EXERCISE DETAILS
Repeat, exactly and in full, the lines of the listing below, but without any pictures.

****

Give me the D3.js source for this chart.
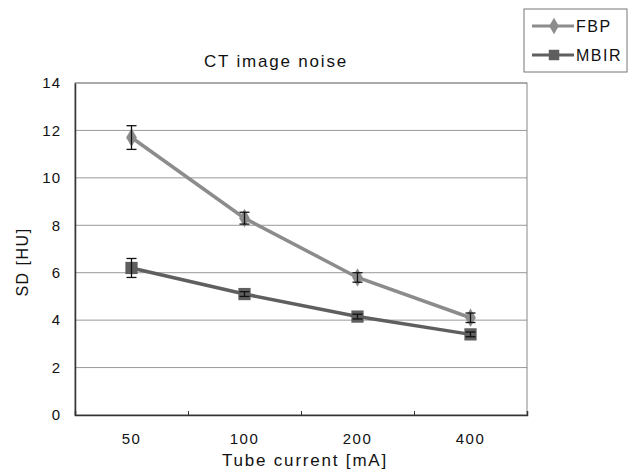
<!DOCTYPE html>
<html lang="en">
    <head>
        <meta charset="UTF-8" />
        <title>CT image noise</title>
        <script src="https://d3js.org/d3.v7.min.js"></script>
        <style>
            body {
                margin: 0;
                padding: 0;
                background: #fff;
            }
            svg text {
                font-family: 'Liberation Sans', Arial, sans-serif;
                fill: #111;
                letter-spacing: 1px;
            }
            .grid line {
                stroke: #999;
                stroke-width: 1px;
            }
        </style>
    </head>
    <body>
        <svg id="chart" width="635" height="475"></svg>

        <script>
            const categories = ['50', '100', '200', '400'];
            const fbp = [11.7, 8.3, 5.8, 4.1];
            const fbpErr = [0.5, 0.25, 0.2, 0.2];
            const mbir = [6.2, 5.1, 4.15, 3.4];
            const mbirErr = [0.4, 0.1, 0.1, 0.1];
            const yTicks = [0, 2, 4, 6, 8, 10, 12, 14];

            const series = [
                { name: 'FBP', values: fbp, err: fbpErr, color: '#8c8c8c', marker: 'diamond' },
                { name: 'MBIR', values: mbir, err: mbirErr, color: '#5f5f5f', marker: 'square' },
            ];

            const margin = { top: 83, right: 108, bottom: 60, left: 75 };
            const svg = d3.select('#chart');
            const width = +svg.attr('width') - margin.left - margin.right;
            const height = +svg.attr('height') - margin.top - margin.bottom;

            const x = d3.scaleBand().domain(categories).range([0, width]);
            const y = d3.scaleLinear().domain([0, 14]).range([height, 0]);

            const g = svg.append('g').attr('transform', `translate(${margin.left},${margin.top})`);

            // gridlines
            g.append('g')
                .attr('class', 'grid')
                .selectAll('line')
                .data(yTicks.filter((d) => d > 0))
                .join('line')
                .attr('x1', 0)
                .attr('x2', width)
                .attr('y1', (d) => y(d))
                .attr('y2', (d) => y(d));

            // plot frame
            g.append('rect')
                .attr('width', width)
                .attr('height', height)
                .attr('fill', 'none')
                .attr('stroke', '#888')
                .attr('stroke-width', 1);

            const xAxis = g
                .append('g')
                .attr('transform', `translate(0,${height})`)
                .call(
                    d3
                        .axisBottom(d3.scaleLinear().domain([0, 4]).range([0, width]))
                        .tickValues([1, 2, 3])
                        .tickSize(-4)
                        .tickFormat('')
                );
            xAxis.select('.domain').attr('stroke', '#333').attr('stroke-width', 1.5);
            xAxis.selectAll('.tick line').attr('stroke', '#333');

            const xLabels = g
                .append('g')
                .attr('transform', `translate(0,${height})`)
                .call(d3.axisBottom(x).tickSize(0).tickPadding(18));
            xLabels.select('.domain').remove();
            xLabels.selectAll('text').style('font-size', '15px').style('letter-spacing', '1.5px');

            const yAxis = g.append('g').call(d3.axisLeft(y).tickValues(yTicks).tickSize(0).tickPadding(14));
            yAxis.select('.domain').attr('stroke', '#333').attr('stroke-width', 1.5);
            yAxis.selectAll('text').style('font-size', '15px');

            const line = d3
                .line()
                .x((d, i) => x(categories[i]) + x.bandwidth() / 2)
                .y((d) => y(d));

            const symbolOf = (m) => (m === 'diamond' ? d3.symbolDiamond : d3.symbolSquare);

            series.forEach((s) => {
                g.append('path')
                    .datum(s.values)
                    .attr('fill', 'none')
                    .attr('stroke', s.color)
                    .attr('stroke-width', 3.5)
                    .attr('d', line);

                const cx = (i) => x(categories[i]) + x.bandwidth() / 2;

                g.selectAll(null)
                    .data(s.values)
                    .join('path')
                    .attr('transform', (d, i) => `translate(${cx(i)},${y(d)})`)
                    .attr('d', d3.symbol().type(symbolOf(s.marker)).size(s.marker === 'diamond' ? 100 : 150))
                    .attr('fill', s.color);

                const eb = g.append('g').attr('stroke', '#111').attr('stroke-width', 1.3);
                s.values.forEach((v, i) => {
                    eb.append('line')
                        .attr('x1', cx(i))
                        .attr('x2', cx(i))
                        .attr('y1', y(v - s.err[i]))
                        .attr('y2', y(v + s.err[i]));
                    [v - s.err[i], v + s.err[i]].forEach((e) => {
                        eb.append('line')
                            .attr('x1', cx(i) - 5)
                            .attr('x2', cx(i) + 5)
                            .attr('y1', y(e))
                            .attr('y2', y(e));
                    });
                });
            });

            // title
            svg.append('text')
                .attr('x', 276)
                .attr('y', 67)
                .attr('text-anchor', 'middle')
                .style('font-size', '17px')
                .style('letter-spacing', '1.8px')
                .text('CT image noise');

            // axis titles
            svg.append('text')
                .attr('x', 305)
                .attr('y', 466)
                .attr('text-anchor', 'middle')
                .style('font-size', '17px')
                .style('letter-spacing', '1.8px')
                .text('Tube current [mA]');

            svg.append('text')
                .attr('transform', 'translate(28,262) rotate(-90)')
                .attr('text-anchor', 'middle')
                .style('font-size', '16px')
                .style('letter-spacing', '1.5px')
                .text('SD [HU]');

            // legend
            const lg = svg.append('g').attr('transform', 'translate(524,9)');
            lg.append('rect').attr('width', 103).attr('height', 63).attr('fill', '#fff').attr('stroke', '#777');
            series.forEach((s, i) => {
                const ly = 17 + i * 29;
                lg.append('line')
                    .attr('x1', 8)
                    .attr('x2', 50)
                    .attr('y1', ly)
                    .attr('y2', ly)
                    .attr('stroke', s.color)
                    .attr('stroke-width', 3);
                lg.append('path')
                    .attr('transform', `translate(30,${ly})`)
                    .attr('d', d3.symbol().type(symbolOf(s.marker)).size(s.marker === 'diamond' ? 80 : 110))
                    .attr('fill', s.color);
                lg.append('text')
                    .attr('x', 52)
                    .attr('y', ly + 6)
                    .style('font-size', '16px')
                    .style('letter-spacing', '1.5px')
                    .text(s.name);
            });
        </script>
    </body>
</html>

****

FINAL RESULT
Give me the D3.js source for this chart.
<!DOCTYPE html>
<html lang="en">
    <head>
        <meta charset="UTF-8" />
        <title>CT image noise</title>
        <script src="https://d3js.org/d3.v7.min.js"></script>
        <style>
            body {
                margin: 0;
                padding: 0;
                background: #fff;
            }
            svg text {
                font-family: 'Liberation Sans', Arial, sans-serif;
                fill: #111;
                letter-spacing: 1px;
            }
            .grid line {
                stroke: #999;
                stroke-width: 1px;
            }
        </style>
    </head>
    <body>
        <svg id="chart" width="635" height="475"></svg>

        <script>
            const categories = ['50', '100', '200', '400'];
            const fbp = [11.7, 8.3, 5.8, 4.1];
            const fbpErr = [0.5, 0.25, 0.2, 0.2];
            const mbir = [6.2, 5.1, 4.15, 3.4];
            const mbirErr = [0.4, 0.1, 0.1, 0.1];
            const yTicks = [0, 2, 4, 6, 8, 10, 12, 14];

            const series = [
                { name: 'FBP', values: fbp, err: fbpErr, color: '#8c8c8c', marker: 'diamond' },
                { name: 'MBIR', values: mbir, err: mbirErr, color: '#5f5f5f', marker: 'square' },
            ];

            const margin = { top: 83, right: 108, bottom: 60, left: 75 };
            const svg = d3.select('#chart');
            const width = +svg.attr('width') - margin.left - margin.right;
            const height = +svg.attr('height') - margin.top - margin.bottom;

            const x = d3.scaleBand().domain(categories).range([0, width]);
            const y = d3.scaleLinear().domain([0, 14]).range([height, 0]);

            const g = svg.append('g').attr('transform', `translate(${margin.left},${margin.top})`);

            // gridlines
            g.append('g')
                .attr('class', 'grid')
                .selectAll('line')
                .data(yTicks.filter((d) => d > 0))
                .join('line')
                .attr('x1', 0)
                .attr('x2', width)
                .attr('y1', (d) => y(d))
                .attr('y2', (d) => y(d));

            // plot frame
            g.append('rect')
                .attr('width', width)
                .attr('height', height)
                .attr('fill', 'none')
                .attr('stroke', '#888')
                .attr('stroke-width', 1);

            const xAxis = g
                .append('g')
                .attr('transform', `translate(0,${height})`)
                .call(
                    d3
                        .axisBottom(d3.scaleLinear().domain([0, 4]).range([0, width]))
                        .tickValues([1, 2, 3])
                        .tickSize(-4)
                        .tickFormat('')
                );
            xAxis.select('.domain').attr('stroke', '#333').attr('stroke-width', 1.5);
            xAxis.selectAll('.tick line').attr('stroke', '#333');

            const xLabels = g
                .append('g')
                .attr('transform', `translate(0,${height})`)
                .call(d3.axisBottom(x).tickSize(0).tickPadding(18));
            xLabels.select('.domain').remove();
            xLabels.selectAll('text').style('font-size', '15px').style('letter-spacing', '1.5px');

            const yAxis = g.append('g').call(d3.axisLeft(y).tickValues(yTicks).tickSize(0).tickPadding(14));
            yAxis.select('.domain').attr('stroke', '#333').attr('stroke-width', 1.5);
            yAxis.selectAll('text').style('font-size', '15px');

            const line = d3
                .line()
                .x((d, i) => x(categories[i]) + x.bandwidth() / 2)
                .y((d) => y(d));

            const symbolOf = (m) => (m === 'diamond' ? d3.symbolDiamond : d3.symbolSquare);

            series.forEach((s) => {
                g.append('path')
                    .datum(s.values)
                    .attr('fill', 'none')
                    .attr('stroke', s.color)
                    .attr('stroke-width', 3.5)
                    .attr('d', line);

                const cx = (i) => x(categories[i]) + x.bandwidth() / 2;

                g.selectAll(null)
                    .data(s.values)
                    .join('path')
                    .attr('transform', (d, i) => `translate(${cx(i)},${y(d)})`)
                    .attr('d', d3.symbol().type(symbolOf(s.marker)).size(s.marker === 'diamond' ? 100 : 150))
                    .attr('fill', s.color);

                const eb = g.append('g').attr('stroke', '#111').attr('stroke-width', 1.3);
                s.values.forEach((v, i) => {
                    eb.append('line')
                        .attr('x1', cx(i))
                        .attr('x2', cx(i))
                        .attr('y1', y(v - s.err[i]))
                        .attr('y2', y(v + s.err[i]));
                    [v - s.err[i], v + s.err[i]].forEach((e) => {
                        eb.append('line')
                            .attr('x1', cx(i) - 5)
                            .attr('x2', cx(i) + 5)
                            .attr('y1', y(e))
                            .attr('y2', y(e));
                    });
                });
            });

            // title
            svg.append('text')
                .attr('x', 276)
                .attr('y', 67)
                .attr('text-anchor', 'middle')
                .style('font-size', '17px')
                .style('letter-spacing', '1.8px')
                .text('CT image noise');

            // axis titles
            svg.append('text')
                .attr('x', 305)
                .attr('y', 466)
                .attr('text-anchor', 'middle')
                .style('font-size', '17px')
                .style('letter-spacing', '1.8px')
                .text('Tube current [mA]');

            svg.append('text')
                .attr('transform', 'translate(28,262) rotate(-90)')
                .attr('text-anchor', 'middle')
                .style('font-size', '16px')
                .style('letter-spacing', '1.5px')
                .text('SD [HU]');

            // legend
            const lg = svg.append('g').attr('transform', 'translate(524,9)');
            lg.append('rect').attr('width', 103).attr('height', 63).attr('fill', '#fff').attr('stroke', '#777');
            series.forEach((s, i) => {
                const ly = 17 + i * 29;
                lg.append('line')
                    .attr('x1', 8)
                    .attr('x2', 50)
                    .attr('y1', ly)
                    .attr('y2', ly)
                    .attr('stroke', s.color)
                    .attr('stroke-width', 3);
                lg.append('path')
                    .attr('transform', `translate(30,${ly})`)
                    .attr('d', d3.symbol().type(symbolOf(s.marker)).size(s.marker === 'diamond' ? 80 : 110))
                    .attr('fill', s.color);
                lg.append('text')
                    .attr('x', 52)
                    .attr('y', ly + 6)
                    .style('font-size', '16px')
                    .style('letter-spacing', '1.5px')
                    .text(s.name);
            });
        </script>
    </body>
</html>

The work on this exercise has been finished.